Attending the O'Reilly Strata Conference, I received lots of food for thought about the future of Big Data, as well as further validation that Pervasive DataRushTM is a good framework to respond to many of the information explosion challenges now or soon to be facing organizations. Here are some of my takeaways from this insightful event.
Manager, Product Marketing
Information is Black Gold
Metamarkets CTO Mike Driscoll told technology executives to think ‘oil' when it comes to information. Driscoll, quoting Gartner's Peter Sondergaard, stresses, "Information will be the ‘oil of the 21st century'. It will be the resource running our economy in ways not possible in the past." Driscoll describes Big Data as the ‘tar sands' of the information economy, containing valuable stores of information, but that are expensive to extract. Once extracted, the challenge is to analyze the data, using it to learn and predict.
Driscoll sees three major forces driving Big Data:
- Ubiquitous sensor networks (mobile phones, as an example).
- Cloud computing obviating the need to manage compute power. Drawing an analogy to an electric grid, Driscoll says that businesses don't invest capital in power generation, and the cloud enables a similar trend for compute power.
- Machine learning, with Driscoll citing the progress made in the DARPA grand challenge and the Netflix prize.
Other emerging trends Driscoll has a pulse on are:
- The Need for Data Scientists: Already in short supply, the demand for data scientists is growing. Companies are looking for those with interdisciplinary skills in math, statistics, bioinformatics, physics, programming (and hacking) skills, and, above all, curiosity. In fact, many speakers ended their presentations with a message to data scientists: We're hiring.
- The Rise of Data Publishers (i.e., the reassertion of control by data producers): Companies recognize the value of their own data and are pulling back from third-party data processors.
- The End of Privacy (or the Rethinking of Privacy): The view that visibility of personal data can be restricted is shifting to one inclined to restricting allowed usage of that data. In other words, policing usage will become more prevalent.
- The Rise of Data Start-ups: A class of companies is emerging whose supply chains consist of nothing but data. Their inputs are collected through partnerships or from publicly available sources, processed, and transformed into traffic predictions, news aggregations, or real estate valuations. Data start-ups are the wildcatters of the information age, searching for opportunities across the data landscape.
Data science, Driscoll firmly believes, can solve big problems to organizations-namely, making sense of the world and scaling-up decision making. As a case in point, he cites the use of data mining to reduce health care costs by identifying the neediest patients and improving their health care.

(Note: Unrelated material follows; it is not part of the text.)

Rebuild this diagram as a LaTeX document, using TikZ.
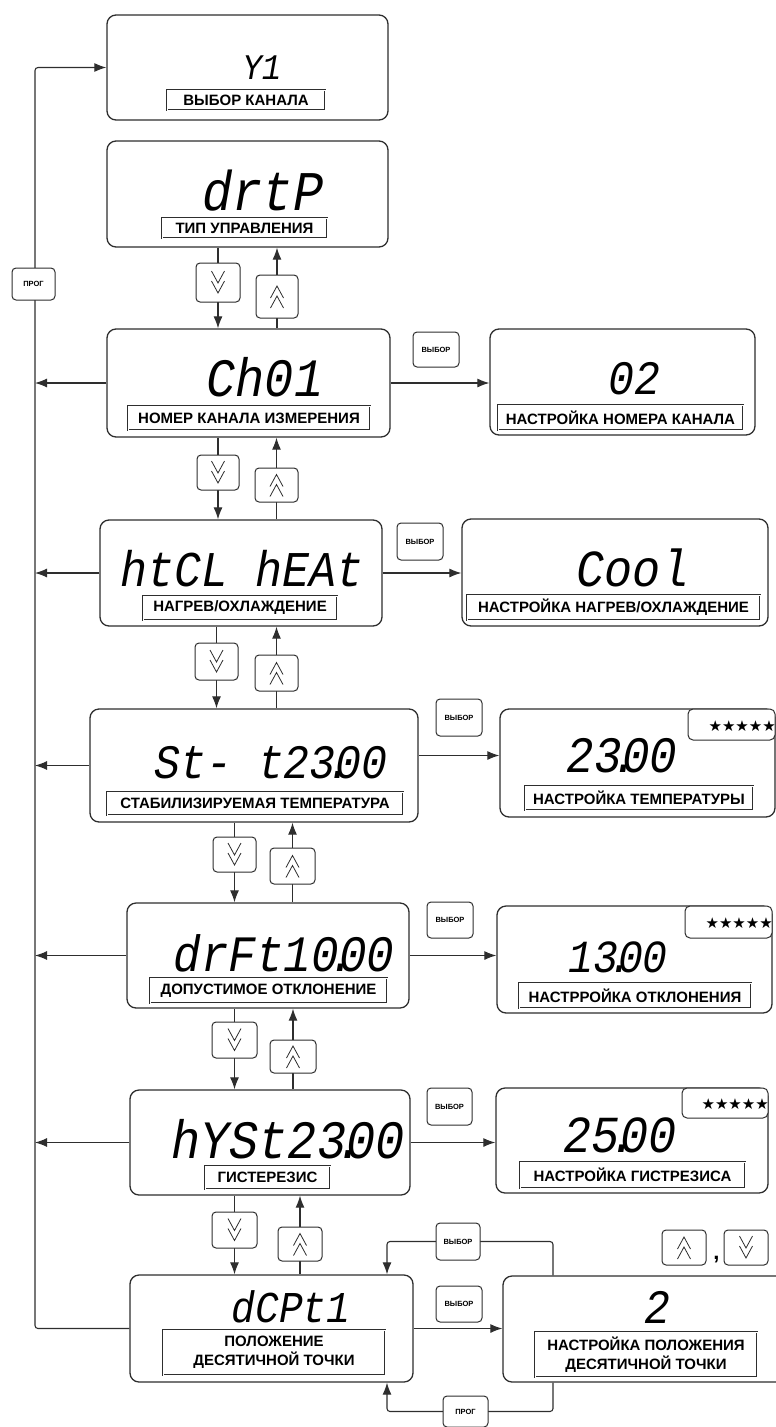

Read more of Driscoll's commentary.
Traditional BI and Applications are Complimentary
Dr. Barry Devlin of 9sight Consulting, an industry founder of the DW industry with over 30 years in DW and BI, suggests that Traditional BI (and its database-centric approach), with its emphasis on consistency, traceability, and data quality, and Applications, built on technologies like Hadoop and MapReduce, with support for large, rapidly changing datasets, are complementary approaches to handling the information explosion organizations face.
I found it interesting that Dr. Devlin presented Traditional BI and Applications as two worlds which need to-and can-work together. Our product Pervasive DataRush works in both spaces-on the traditional BI side, it's the basis for our Pervasive DataMatcher and Pervasive Data Profiler products and for applications, Pervasive DataRush integrates with Hadoop, accelerating MapReduce jobs up to 10x.

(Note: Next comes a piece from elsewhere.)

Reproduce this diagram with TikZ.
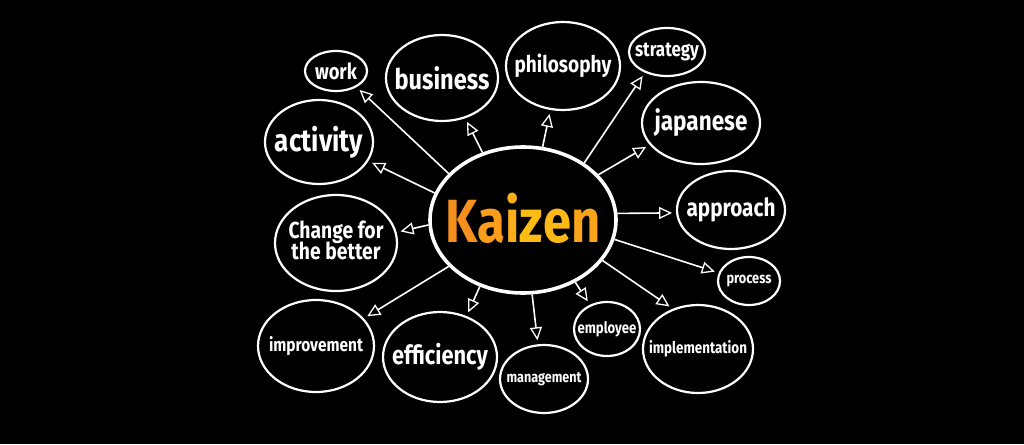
\documentclass[tikz,border=0pt]{standalone}
\usepackage{fontspec}
\setmainfont{Fira Sans}
\usetikzlibrary{arrows.meta,shapes.geometric}
\definecolor{kzK}{HTML}{F5901E}
\definecolor{kzA}{HTML}{F89E1C}
\definecolor{kzI}{HTML}{FAAE19}
\definecolor{kzZ}{HTML}{FCBC15}
\definecolor{kzE}{HTML}{FCB817}
\definecolor{kzN}{HTML}{F9A41B}
% text scaled to a width, taking no room in the bubble
\newcommand{\fitw}[2]{\makebox[0pt]{\smash{\raisebox{\dimexpr(\depth-\height)/2\relax}{\resizebox{#1pt}{!}{\scalebox{1}[1.2]{#2}}}}}}
\begin{document}
\begin{tikzpicture}[x=1pt,y=-1pt,
  bubble/.style={ellipse, draw=white, line width=2.2pt, inner sep=0pt, text=white, font=\bfseries},
  hub/.style={bubble, line width=3.6pt},
  link/.style={white, line width=1.6pt, shorten >=4pt,
    -{Triangle[open, length=13pt, width=12pt, line width=1.3pt]}}]
\fill [black] (0,0) rectangle (1024,444);
\node [hub, minimum width=186pt, minimum height=146pt] (kaizen) at (523,220)
  {\raisebox{3pt}{\fitw{155}{\color{kzK}K\color{kzA}a\color{kzI}i\color{kzZ}z\color{kzE}e\color{kzN}n}}};
\node [bubble, minimum width=62pt, minimum height=40pt] (work) at (336,71) {\fitw{42}{work}};
\node [bubble, minimum width=112pt, minimum height=86pt] (business) at (442,78) {\fitw{95}{business}};
\node [bubble, minimum width=114pt, minimum height=88pt] (philosophy) at (563,66) {\fitw{97}{philosophy}};
\node [bubble, minimum width=76pt, minimum height=48pt] (strategy) at (667,52) {\fitw{64}{strategy}};
\node [bubble, minimum width=118pt, minimum height=82pt] (japanese) at (701,123) {\fitw{93}{japanese}};
\node [bubble, minimum width=108pt, minimum height=84pt] (activity) at (319,142) {\fitw{88}{activity}};
\node [bubble, minimum width=122pt, minimum height=96pt] (change) at (336,243)
  {\fitw{95}{\begin{tabular}{@{}c@{}}Change for\\[-3pt]the better\end{tabular}}};
\node [bubble, minimum width=116pt, minimum height=92pt] (improvement) at (316,346) {\fitw{94}{improvement}};
\node [bubble, minimum width=114pt, minimum height=90pt] (efficiency) at (440,357) {\fitw{96}{efficiency}};
\node [bubble, minimum width=88pt, minimum height=68pt] (management) at (544,379) {\fitw{75}{management}};
\node [bubble, minimum width=66pt, minimum height=54pt] (employee) at (607,329) {\fitw{59}{employee}};
\node [bubble, minimum width=110pt, minimum height=88pt] (implementation) at (698,349) {\fitw{98}{implementation}};
\node [bubble, minimum width=62pt, minimum height=48pt] (process) at (749,281) {\fitw{45}{process}};
\node [bubble, minimum width=108pt, minimum height=78pt] (approach) at (731,210) {\fitw{89}{approach}};
\draw [link] (kaizen.148) -- (work.-38);
\draw [link] (kaizen.121) -- (business.-60);
\draw [link] (kaizen.75) -- (philosophy.-106);
\draw [link] (kaizen.43) -- (strategy.-137);
\draw [link] (kaizen.31) -- (japanese.203);
\draw [link] (kaizen.4) -- (approach.183);
\draw [link] (kaizen.-12) -- (process.165);
\draw [link] (kaizen.-27) -- (implementation.122);
\draw [link] (kaizen.-50) -- (employee.125);
\draw [link] (kaizen.-83) -- (management.100);
\draw [link] (kaizen.-123) -- (efficiency.57);
\draw [link] (kaizen.-148) -- (improvement.30);
\draw [link] (kaizen.183) -- (change.10);
\draw [link] (kaizen.163) -- (activity.-21);
\end{tikzpicture}
\end{document}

Take a look at Dr. Devlin's slide presentation.
The Multicore Crisis and Emerging Technologies
One of the highlights of Strata was listening to Third Nature President Mark Madsen's survey of new technologies, particularly technology innovations and systems powering the analytic database landscape today. Madsen underscored the multicore crisis and the end of Moore's law free lunch as major factors in shaping data technology.
Pre-2005, Madsen says, the trend was for CPU manufacturers to increase clock rates with every new chip, and everyone's software would automatically run faster. But increasing speed also increases power consumption and heat generated. As a remedy, CPU makers moved towards putting multiple cores on a chip. Madsen, however, points out, "Putting more engines in your car doesn't make it go faster; you need to redesign to take advantage of them. Achieving multicore performance is fundamentally different than getting a free boost from clock rates increasing." I couldn't agree more!

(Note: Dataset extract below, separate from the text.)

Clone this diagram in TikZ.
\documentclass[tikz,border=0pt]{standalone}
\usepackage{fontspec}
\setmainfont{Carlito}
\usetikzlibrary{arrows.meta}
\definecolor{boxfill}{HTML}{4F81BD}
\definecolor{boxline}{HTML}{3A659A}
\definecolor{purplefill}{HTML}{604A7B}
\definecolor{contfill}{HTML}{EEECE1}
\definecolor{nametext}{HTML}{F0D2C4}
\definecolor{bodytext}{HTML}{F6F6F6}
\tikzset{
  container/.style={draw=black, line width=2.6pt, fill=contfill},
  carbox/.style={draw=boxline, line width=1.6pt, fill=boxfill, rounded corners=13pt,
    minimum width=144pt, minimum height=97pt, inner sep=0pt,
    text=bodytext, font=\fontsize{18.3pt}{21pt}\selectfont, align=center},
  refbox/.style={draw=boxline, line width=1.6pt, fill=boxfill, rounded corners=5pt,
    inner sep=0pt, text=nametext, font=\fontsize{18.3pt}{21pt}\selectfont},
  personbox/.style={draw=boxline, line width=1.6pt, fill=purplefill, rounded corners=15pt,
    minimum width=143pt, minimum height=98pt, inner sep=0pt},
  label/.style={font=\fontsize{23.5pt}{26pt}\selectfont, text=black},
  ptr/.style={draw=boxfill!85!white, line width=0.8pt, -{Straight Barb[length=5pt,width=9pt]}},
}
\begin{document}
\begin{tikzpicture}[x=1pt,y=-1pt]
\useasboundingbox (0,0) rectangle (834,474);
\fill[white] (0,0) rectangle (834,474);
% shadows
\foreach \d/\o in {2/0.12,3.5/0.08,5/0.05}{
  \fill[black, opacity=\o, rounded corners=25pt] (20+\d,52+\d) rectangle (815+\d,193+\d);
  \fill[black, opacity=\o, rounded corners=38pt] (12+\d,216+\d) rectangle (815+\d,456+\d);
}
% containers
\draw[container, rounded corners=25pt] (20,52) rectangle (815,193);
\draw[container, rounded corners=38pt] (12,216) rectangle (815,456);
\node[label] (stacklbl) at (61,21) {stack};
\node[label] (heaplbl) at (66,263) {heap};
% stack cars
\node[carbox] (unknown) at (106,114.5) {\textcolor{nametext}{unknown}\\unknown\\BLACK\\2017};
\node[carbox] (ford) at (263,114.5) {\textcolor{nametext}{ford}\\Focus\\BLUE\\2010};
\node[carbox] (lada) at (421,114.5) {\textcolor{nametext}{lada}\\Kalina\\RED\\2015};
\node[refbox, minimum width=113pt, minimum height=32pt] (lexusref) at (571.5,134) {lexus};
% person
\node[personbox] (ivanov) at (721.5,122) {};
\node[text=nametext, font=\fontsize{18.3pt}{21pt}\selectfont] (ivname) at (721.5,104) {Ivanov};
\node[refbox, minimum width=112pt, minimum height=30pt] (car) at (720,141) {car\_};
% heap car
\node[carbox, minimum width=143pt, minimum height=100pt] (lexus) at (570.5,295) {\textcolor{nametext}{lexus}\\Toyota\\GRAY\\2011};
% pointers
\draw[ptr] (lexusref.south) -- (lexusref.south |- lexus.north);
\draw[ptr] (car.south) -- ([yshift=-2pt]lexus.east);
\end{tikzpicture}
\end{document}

Companies operating at petabyte scale like Google, EBay and Twitter are the exception to the norm, Madsen states. Most companies in need of Big Data Analytics have less than six terabytes of data, and he finds that the computational needs of data analytics are pushing companies from running on PCs into SMP servers and clusters. I would add that Pervasive DataRush can help here.
Mark was throwing out insights faster than I could write them down... thankfully, his slides are available. I recommend taking a more in-depth look. I know I will.